Anche il principio di non contestazione può subire nel processo di opposizione allo stato passivo una particolare declinazione allorchè il Curatore Fallimentare intervenga personalmente nell'udienza senza costituirsi e renda delle dichiarazioni. Sul punto anche la Suprema Corte (cfr. Cass., ordinanza n. 12012 del 31 maggio 2011) ha voluto prendere atto delle peculiarità di questo giudizio avente valore endofallimentare ed ha statuito che “l'audizione informale del curatore, che compaia personalmente, benché non costituito tramite ministero di un legale, per l'udienza di discussione avanti al collegio, costituisce una mera irregolarità, e non una causa di nullità del procedimento, regolato dall'art. 99 l. fall., quando lo stesso si sia limitato ad illustrare dati già presenti nei documenti in atti, nella specie allegati al ricorso in opposizione, poiché il tribunale di tali dati avrebbe comunque dovuto tener conto d'ufficio".

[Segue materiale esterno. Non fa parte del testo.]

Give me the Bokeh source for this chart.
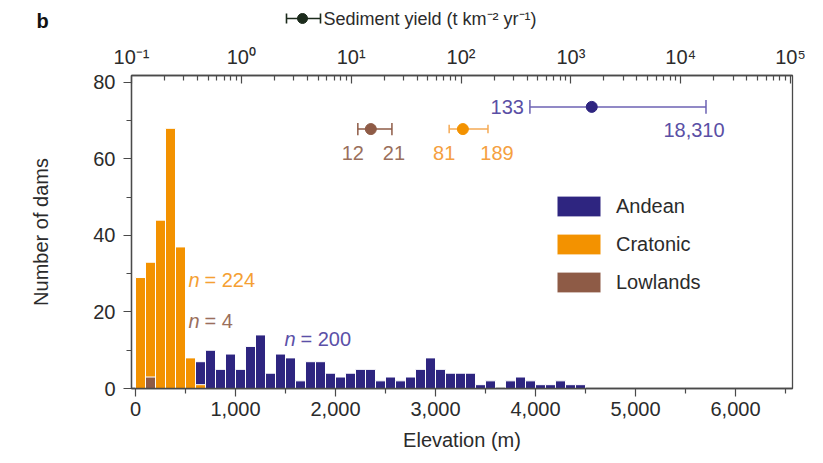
from bokeh.plotting import figure
from bokeh.layouts import column
from bokeh.models import (Range1d, LogScale, LinearAxis, LogAxis, FixedTicker, Legend, LegendItem,
                          NumeralTickFormatter, ColumnDataSource)
from bokeh.core.properties import value
from bokeh.embed import file_html
from bokeh.resources import INLINE

FONT = "Liberation Sans"
FS = "20px"

# ---------------- data ----------------
bin_width = 100
cratonic_left = [0, 100, 200, 300, 400, 500, 600]
cratonic_count = [29, 33, 44, 68, 37, 8, 1]
lowlands_left = [100]
lowlands_count = [3]
andean_left = [600, 700, 800, 900, 1000, 1100, 1200, 1300, 1400, 1500,
               1600, 1700, 1800, 1900, 2000, 2100, 2200, 2300, 2400, 2500,
               2600, 2700, 2800, 2900, 3000, 3100, 3200, 3300, 3400, 3500,
               3600, 3700, 3800, 3900, 4000, 4100, 4200, 4300, 4400]
andean_count = [7, 10, 5, 9, 5, 11, 14, 4, 9, 8,
                2, 7, 7, 4, 3, 4, 5, 5, 2, 3,
                2, 3, 5, 8, 5, 4, 4, 4, 1, 2,
                0, 2, 3, 2, 1, 1, 2, 1, 1]
n_labels = ["224", "4", "200"]  # cratonic, lowlands, andean

# sediment yield (t km-2 yr-1)
sy_groups = ["Andean", "Cratonic", "Lowlands"]
sy_mid = [1550, 104, 15.1]
sy_low = [424, 78, 11.5]
sy_high = [17000, 176, 23.5]
sy_low_text = ["133", "81", "12"]
sy_high_text = ["18,310", "189", "21"]

x_ticks = [0, 1000, 2000, 3000, 4000, 5000, 6000]
x_minor = [500, 1500, 2500, 3500, 4500, 5500, 6500]
y_ticks = [0, 20, 40, 60, 80]
y_minor = [10, 30, 50, 70]
sy_ticks = [0.1, 1, 10, 100, 1000, 10000, 100000]
sy_tick_labels = ["10\u207b\u00b9", "10\u2070", "10\u00b9", "10\u00b2", "10\u00b3", "10\u2074", "10\u2075"]
sy_minor = [m * d for d in [0.1, 1, 10, 100, 1000, 10000] for m in range(2, 10)]

ANDEAN = "#2e2580"
CRATONIC = "#f39200"
LOWLANDS = "#8e5b46"
AXIS = "#4a4a4a"
TXT = "#2b2b2b"
DARK = "#1c2b1c"

# ---------------- header ----------------
h = figure(width=823, height=40, output_backend="svg", toolbar_location=None,
           x_range=Range1d(0, 823), y_range=Range1d(40, 0),
           x_axis_type=None, y_axis_type=None, min_border=0)
h.outline_line_color = None
h.frame_align = False
h.text(x=[36], y=[20], text=["b"], text_font=value(FONT), text_font_size="20px",
       text_font_style="bold", text_color="#111111", text_baseline="middle", text_align="left")
h.segment(x0=[286], x1=[320], y0=[18], y1=[18], line_color=DARK, line_width=1.6)
h.segment(x0=[286, 320], x1=[286, 320], y0=[13, 13], y1=[23, 23], line_color=DARK, line_width=1.6)
h.scatter(x=[302], y=[18], size=10, marker="circle", fill_color=DARK, line_color=DARK)
h.text(x=[323], y=[18], text=["Sediment yield (t km\u207b\u00b2 yr\u207b\u00b9)"], text_font=value(FONT),
       text_font_size="18px", text_color=TXT, text_baseline="middle", text_align="left")

# ---------------- main ----------------
p = figure(width=823, height=423, output_backend="svg", toolbar_location=None,
           x_range=Range1d(-40, 6570), y_range=Range1d(0, 81.8),
           x_axis_type=None, y_axis_type=None,
           min_border_left=131, min_border_right=31, min_border_top=35, min_border_bottom=75)
p.outline_line_color = AXIS
p.outline_line_width = 1.3
p.frame_align = False

p.extra_x_ranges = {"sy": Range1d(0.1, 10 ** 5.018)}
p.extra_x_scales = {"sy": LogScale()}


def style_axis(ax, inward=False):
    ax.axis_line_color = AXIS
    ax.axis_line_width = 1.3
    ax.major_tick_line_color = AXIS
    ax.minor_tick_line_color = AXIS
    ax.major_tick_line_width = 1.2
    ax.minor_tick_line_width = 1.2
    if inward:
        ax.major_tick_in, ax.major_tick_out = 8, 0
        ax.minor_tick_in, ax.minor_tick_out = 5, 0
    else:
        ax.major_tick_in, ax.major_tick_out = 0, 8
        ax.minor_tick_in, ax.minor_tick_out = 0, 5
    ax.major_label_text_font = FONT
    ax.major_label_text_font_size = FS
    ax.major_label_text_color = TXT
    ax.axis_label_text_font = FONT
    ax.axis_label_text_font_size = FS
    ax.axis_label_text_font_style = "normal"
    ax.axis_label_text_color = TXT


xb = LinearAxis(ticker=FixedTicker(ticks=x_ticks, minor_ticks=x_minor),
                formatter=NumeralTickFormatter(format="0,0"), axis_label="Elevation (m)")
style_axis(xb)
xb.major_label_standoff = 5
xb.axis_label_standoff = 10
p.add_layout(xb, "below")

yl = LinearAxis(ticker=FixedTicker(ticks=y_ticks, minor_ticks=y_minor), axis_label="Number of dams")
style_axis(yl)
yl.major_label_standoff = 8
yl.axis_label_standoff = 38
p.add_layout(yl, "left")

xt = LogAxis(x_range_name="sy", ticker=FixedTicker(ticks=sy_ticks, minor_ticks=sy_minor),
             major_label_overrides={t: l for t, l in zip(sy_ticks, sy_tick_labels)})
style_axis(xt, inward=True)
xt.major_label_standoff = 8
p.add_layout(xt, "above")

# ---------------- bars ----------------
def bars(left, count, color):
    src = ColumnDataSource(dict(left=left, right=[l + bin_width for l in left], top=count))
    return p.quad(left="left", right="right", bottom=0, top="top", source=src,
                  fill_color=color, line_color="white", line_width=1)

r_and = bars(andean_left, andean_count, ANDEAN)
r_cra = bars(cratonic_left, cratonic_count, CRATONIC)
r_low = bars(lowlands_left, lowlands_count, LOWLANDS)

# n labels
n_specs = [(530, 28.4, "#f5a033", n_labels[0]), (530, 17.7, "#9b6f5c", n_labels[1]),
           (1490, 13.0, "#5b50a8", n_labels[2])]
for x, y, c, t in n_specs:
    p.text(x=[x], y=[y], text=["n"], text_font=value(FONT), text_font_size=FS,
           text_font_style="italic", text_color=c, text_baseline="middle", text_align="left")
    p.text(x=[x], y=[y], text=["= " + t], x_offset=16, text_font=value(FONT), text_font_size=FS,
           text_color=c, text_baseline="middle", text_align="left")

# ---------------- sediment yield error bars ----------------
sy_y = [73.6, 67.8, 67.8]
sy_cap = [1.8, 1.1, 1.6]
sy_line = ["#6c62b3", "#f5aa55", "#8e5b46"]
sy_pt = [ANDEAN, CRATONIC, LOWLANDS]
sy_txt = ["#5a4fa5", "#f5a040", "#9a6f5c"]
for i in range(3):
    y = sy_y[i]
    p.segment(x0=[sy_low[i]], x1=[sy_high[i]], y0=[y], y1=[y], x_range_name="sy",
              line_color=sy_line[i], line_width=1.5)
    p.segment(x0=[sy_low[i], sy_high[i]], x1=[sy_low[i], sy_high[i]],
              y0=[y - sy_cap[i]] * 2, y1=[y + sy_cap[i]] * 2, x_range_name="sy",
              line_color=sy_line[i], line_width=1.5)
    p.scatter(x=[sy_mid[i]], y=[y], x_range_name="sy", size=11, marker="circle",
              fill_color=sy_pt[i], line_color=sy_pt[i])

p.text(x=[sy_low[0]], y=[sy_y[0]], text=[sy_low_text[0]], x_range_name="sy", x_offset=-6,
       text_font=value(FONT), text_font_size=FS, text_color=sy_txt[0],
       text_align="right", text_baseline="middle")
p.text(x=[sy_high[0]], y=[sy_y[0]], text=[sy_high_text[0]], x_range_name="sy", x_offset=-12, y_offset=23,
       text_font=value(FONT), text_font_size=FS, text_color=sy_txt[0],
       text_align="center", text_baseline="middle")
for i, (dl, dh) in zip([1, 2], [(-5, 9), (-5, 2)]):
    p.text(x=[sy_low[i]], y=[sy_y[i]], text=[sy_low_text[i]], x_range_name="sy", x_offset=dl, y_offset=24,
           text_font=value(FONT), text_font_size=FS, text_color=sy_txt[i],
           text_align="center", text_baseline="middle")
    p.text(x=[sy_high[i]], y=[sy_y[i]], text=[sy_high_text[i]], x_range_name="sy", x_offset=dh, y_offset=24,
           text_font=value(FONT), text_font_size=FS, text_color=sy_txt[i],
           text_align="center", text_baseline="middle")

# ---------------- legend ----------------
legend = Legend(items=[LegendItem(label="Andean", renderers=[r_and]),
                       LegendItem(label="Cratonic", renderers=[r_cra]),
                       LegendItem(label="Lowlands", renderers=[r_low])],
                location=(420, 93), orientation="vertical")
legend.glyph_width = 55
legend.glyph_height = 26
legend.spacing = 12
legend.padding = 0
legend.margin = 0
legend.label_standoff = 10
legend.label_height = 26
legend.border_line_alpha = 0
legend.background_fill_alpha = 0
legend.label_text_font = FONT
legend.label_text_font_size = FS
legend.label_text_color = TXT
p.add_layout(legend, "center")

layout = column(h, p, spacing=0)
open("out.html", "w").write(file_html(layout, INLINE))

In altre parole, sebbene “irregolare”, è del tutto legittima la prassi - avente evidente efficacia deflattiva - di interpellare il Curatore Fallimentare sul valore probatorio dei nuovi documenti depositati dal creditore in sede di opposizione allo stato passivo.
Nell'ambito di tali best practices può annoverarsi quella che, ad esempio, è stata adottata dal Tribunale di Milano, ove già al momento della fissazione dell'udienza il Giudice designato alla trattazione del procedimento di opposizione invita il Curatore, con apposito provvedimento, a comparire comunque in udienza, anche ove non intenda costituirsi, redigendo una breve relazione sulle eventuali possibilità di riparto su cui potrebbe contare l'opponente nel caso di una sua integrale ammissione. È chiaro che tale prassi è volta a rendere chiara l'inutilità di coltivare il contenzioso o di non pervenire a soluzioni conciliative laddove tali possibilità di riparto fossero in tutto o in parte inesistenti.

Minimi riferimenti giurisprudenziali e normativi

Per la giurisprudenza si vedano: Cass. ordinanza 8 novembre 2010, n. 22711; Cass. 2 maggio 2006, n. 10118; Cass. ordinanza 31 maggio 2011, n. 12012.
Le norme di riferimento delle varie questioni qui trattate sono gli artt. 93, 95, comma 1, 98 e 99 l. fall.